> _REQUIRED TASK_
Only the pictures are to be left out; set down the rest of the records exactly.

> _GIVEN RECORDS_
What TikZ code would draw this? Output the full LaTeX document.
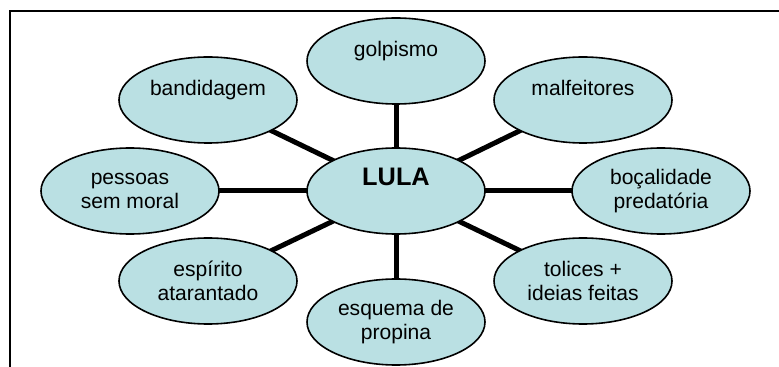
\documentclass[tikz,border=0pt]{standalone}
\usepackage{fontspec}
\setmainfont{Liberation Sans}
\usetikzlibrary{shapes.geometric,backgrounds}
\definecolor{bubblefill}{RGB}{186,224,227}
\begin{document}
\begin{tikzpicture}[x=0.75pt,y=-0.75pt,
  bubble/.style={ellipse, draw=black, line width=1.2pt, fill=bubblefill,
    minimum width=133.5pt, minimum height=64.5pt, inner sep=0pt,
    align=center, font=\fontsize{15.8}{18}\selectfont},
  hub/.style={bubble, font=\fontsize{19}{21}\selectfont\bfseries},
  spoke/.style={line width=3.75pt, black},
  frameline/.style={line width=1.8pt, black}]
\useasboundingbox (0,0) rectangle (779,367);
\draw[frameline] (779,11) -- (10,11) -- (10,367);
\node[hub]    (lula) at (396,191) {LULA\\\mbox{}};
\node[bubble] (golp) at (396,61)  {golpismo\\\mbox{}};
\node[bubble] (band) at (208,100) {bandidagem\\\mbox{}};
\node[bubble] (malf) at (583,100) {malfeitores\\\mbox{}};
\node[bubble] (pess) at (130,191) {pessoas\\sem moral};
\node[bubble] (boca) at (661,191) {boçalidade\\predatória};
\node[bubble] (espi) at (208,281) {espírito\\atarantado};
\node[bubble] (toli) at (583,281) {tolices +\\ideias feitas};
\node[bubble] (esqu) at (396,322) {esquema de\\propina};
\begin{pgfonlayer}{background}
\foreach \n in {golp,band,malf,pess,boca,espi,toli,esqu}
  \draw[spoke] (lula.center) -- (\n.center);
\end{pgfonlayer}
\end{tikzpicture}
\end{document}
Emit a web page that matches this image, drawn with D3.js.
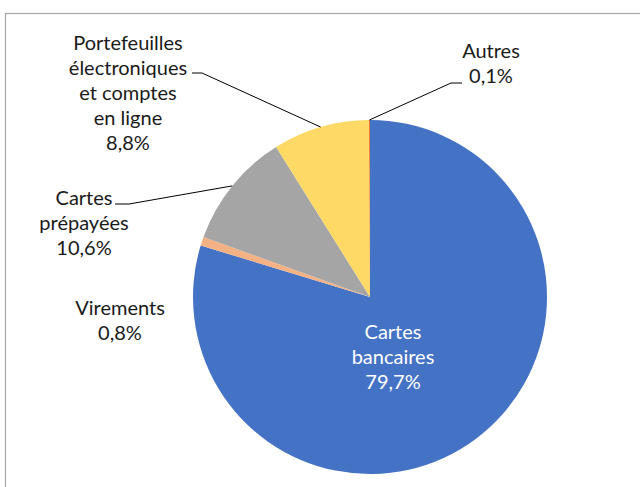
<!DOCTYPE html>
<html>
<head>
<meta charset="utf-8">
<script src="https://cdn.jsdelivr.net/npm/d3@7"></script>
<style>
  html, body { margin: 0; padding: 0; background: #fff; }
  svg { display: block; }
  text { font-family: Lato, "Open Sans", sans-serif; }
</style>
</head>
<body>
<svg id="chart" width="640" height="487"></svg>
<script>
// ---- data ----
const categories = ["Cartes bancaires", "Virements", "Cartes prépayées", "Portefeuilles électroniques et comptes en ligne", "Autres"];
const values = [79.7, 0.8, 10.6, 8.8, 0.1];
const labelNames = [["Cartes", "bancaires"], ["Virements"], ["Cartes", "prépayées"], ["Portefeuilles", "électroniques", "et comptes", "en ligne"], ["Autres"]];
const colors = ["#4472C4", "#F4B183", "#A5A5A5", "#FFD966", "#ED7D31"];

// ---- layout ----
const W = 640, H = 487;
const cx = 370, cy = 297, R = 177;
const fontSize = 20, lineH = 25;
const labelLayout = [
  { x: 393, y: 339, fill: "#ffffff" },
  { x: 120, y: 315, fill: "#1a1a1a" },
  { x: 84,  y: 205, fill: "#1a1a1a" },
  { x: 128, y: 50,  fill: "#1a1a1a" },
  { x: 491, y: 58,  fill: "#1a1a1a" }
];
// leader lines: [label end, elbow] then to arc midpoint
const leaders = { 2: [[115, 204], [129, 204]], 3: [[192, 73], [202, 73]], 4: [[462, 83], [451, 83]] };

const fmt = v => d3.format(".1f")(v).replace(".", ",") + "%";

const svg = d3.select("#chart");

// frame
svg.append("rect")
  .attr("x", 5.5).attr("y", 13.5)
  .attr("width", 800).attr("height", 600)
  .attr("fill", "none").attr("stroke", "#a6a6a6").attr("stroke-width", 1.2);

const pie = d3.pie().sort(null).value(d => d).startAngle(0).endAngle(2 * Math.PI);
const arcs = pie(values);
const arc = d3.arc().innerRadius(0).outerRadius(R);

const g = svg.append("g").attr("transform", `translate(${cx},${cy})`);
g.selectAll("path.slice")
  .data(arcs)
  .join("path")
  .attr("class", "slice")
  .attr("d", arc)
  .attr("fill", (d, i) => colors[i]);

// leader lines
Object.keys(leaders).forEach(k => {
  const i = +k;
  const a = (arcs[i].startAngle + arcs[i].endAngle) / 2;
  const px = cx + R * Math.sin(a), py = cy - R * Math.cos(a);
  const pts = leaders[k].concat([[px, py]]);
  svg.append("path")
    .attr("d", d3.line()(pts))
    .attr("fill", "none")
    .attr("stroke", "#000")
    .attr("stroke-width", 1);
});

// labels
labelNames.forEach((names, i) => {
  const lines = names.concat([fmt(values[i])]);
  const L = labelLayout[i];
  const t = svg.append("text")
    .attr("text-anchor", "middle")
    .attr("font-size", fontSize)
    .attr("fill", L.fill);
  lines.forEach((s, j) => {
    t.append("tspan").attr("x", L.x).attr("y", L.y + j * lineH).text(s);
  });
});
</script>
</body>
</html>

> _ANSWER TO THIS TASK_
What TikZ code would draw this? Output the full LaTeX document.
\documentclass[tikz,border=0pt]{standalone}
\usepackage{fontspec}
\setmainfont{Liberation Sans}
\usetikzlibrary{shapes.geometric,backgrounds}
\definecolor{bubblefill}{RGB}{186,224,227}
\begin{document}
\begin{tikzpicture}[x=0.75pt,y=-0.75pt,
  bubble/.style={ellipse, draw=black, line width=1.2pt, fill=bubblefill,
    minimum width=133.5pt, minimum height=64.5pt, inner sep=0pt,
    align=center, font=\fontsize{15.8}{18}\selectfont},
  hub/.style={bubble, font=\fontsize{19}{21}\selectfont\bfseries},
  spoke/.style={line width=3.75pt, black},
  frameline/.style={line width=1.8pt, black}]
\useasboundingbox (0,0) rectangle (779,367);
\draw[frameline] (779,11) -- (10,11) -- (10,367);
\node[hub]    (lula) at (396,191) {LULA\\\mbox{}};
\node[bubble] (golp) at (396,61)  {golpismo\\\mbox{}};
\node[bubble] (band) at (208,100) {bandidagem\\\mbox{}};
\node[bubble] (malf) at (583,100) {malfeitores\\\mbox{}};
\node[bubble] (pess) at (130,191) {pessoas\\sem moral};
\node[bubble] (boca) at (661,191) {boçalidade\\predatória};
\node[bubble] (espi) at (208,281) {espírito\\atarantado};
\node[bubble] (toli) at (583,281) {tolices +\\ideias feitas};
\node[bubble] (esqu) at (396,322) {esquema de\\propina};
\begin{pgfonlayer}{background}
\foreach \n in {golp,band,malf,pess,boca,espi,toli,esqu}
  \draw[spoke] (lula.center) -- (\n.center);
\end{pgfonlayer}
\end{tikzpicture}
\end{document}
Emit a web page that matches this image, drawn with D3.js.
<!DOCTYPE html>
<html>
<head>
<meta charset="utf-8">
<script src="https://cdn.jsdelivr.net/npm/d3@7"></script>
<style>
  html, body { margin: 0; padding: 0; background: #fff; }
  svg { display: block; }
  text { font-family: Lato, "Open Sans", sans-serif; }
</style>
</head>
<body>
<svg id="chart" width="640" height="487"></svg>
<script>
// ---- data ----
const categories = ["Cartes bancaires", "Virements", "Cartes prépayées", "Portefeuilles électroniques et comptes en ligne", "Autres"];
const values = [79.7, 0.8, 10.6, 8.8, 0.1];
const labelNames = [["Cartes", "bancaires"], ["Virements"], ["Cartes", "prépayées"], ["Portefeuilles", "électroniques", "et comptes", "en ligne"], ["Autres"]];
const colors = ["#4472C4", "#F4B183", "#A5A5A5", "#FFD966", "#ED7D31"];

// ---- layout ----
const W = 640, H = 487;
const cx = 370, cy = 297, R = 177;
const fontSize = 20, lineH = 25;
const labelLayout = [
  { x: 393, y: 339, fill: "#ffffff" },
  { x: 120, y: 315, fill: "#1a1a1a" },
  { x: 84,  y: 205, fill: "#1a1a1a" },
  { x: 128, y: 50,  fill: "#1a1a1a" },
  { x: 491, y: 58,  fill: "#1a1a1a" }
];
// leader lines: [label end, elbow] then to arc midpoint
const leaders = { 2: [[115, 204], [129, 204]], 3: [[192, 73], [202, 73]], 4: [[462, 83], [451, 83]] };

const fmt = v => d3.format(".1f")(v).replace(".", ",") + "%";

const svg = d3.select("#chart");

// frame
svg.append("rect")
  .attr("x", 5.5).attr("y", 13.5)
  .attr("width", 800).attr("height", 600)
  .attr("fill", "none").attr("stroke", "#a6a6a6").attr("stroke-width", 1.2);

const pie = d3.pie().sort(null).value(d => d).startAngle(0).endAngle(2 * Math.PI);
const arcs = pie(values);
const arc = d3.arc().innerRadius(0).outerRadius(R);

const g = svg.append("g").attr("transform", `translate(${cx},${cy})`);
g.selectAll("path.slice")
  .data(arcs)
  .join("path")
  .attr("class", "slice")
  .attr("d", arc)
  .attr("fill", (d, i) => colors[i]);

// leader lines
Object.keys(leaders).forEach(k => {
  const i = +k;
  const a = (arcs[i].startAngle + arcs[i].endAngle) / 2;
  const px = cx + R * Math.sin(a), py = cy - R * Math.cos(a);
  const pts = leaders[k].concat([[px, py]]);
  svg.append("path")
    .attr("d", d3.line()(pts))
    .attr("fill", "none")
    .attr("stroke", "#000")
    .attr("stroke-width", 1);
});

// labels
labelNames.forEach((names, i) => {
  const lines = names.concat([fmt(values[i])]);
  const L = labelLayout[i];
  const t = svg.append("text")
    .attr("text-anchor", "middle")
    .attr("font-size", fontSize)
    .attr("fill", L.fill);
  lines.forEach((s, j) => {
    t.append("tspan").attr("x", L.x).attr("y", L.y + j * lineH).text(s);
  });
});
</script>
</body>
</html>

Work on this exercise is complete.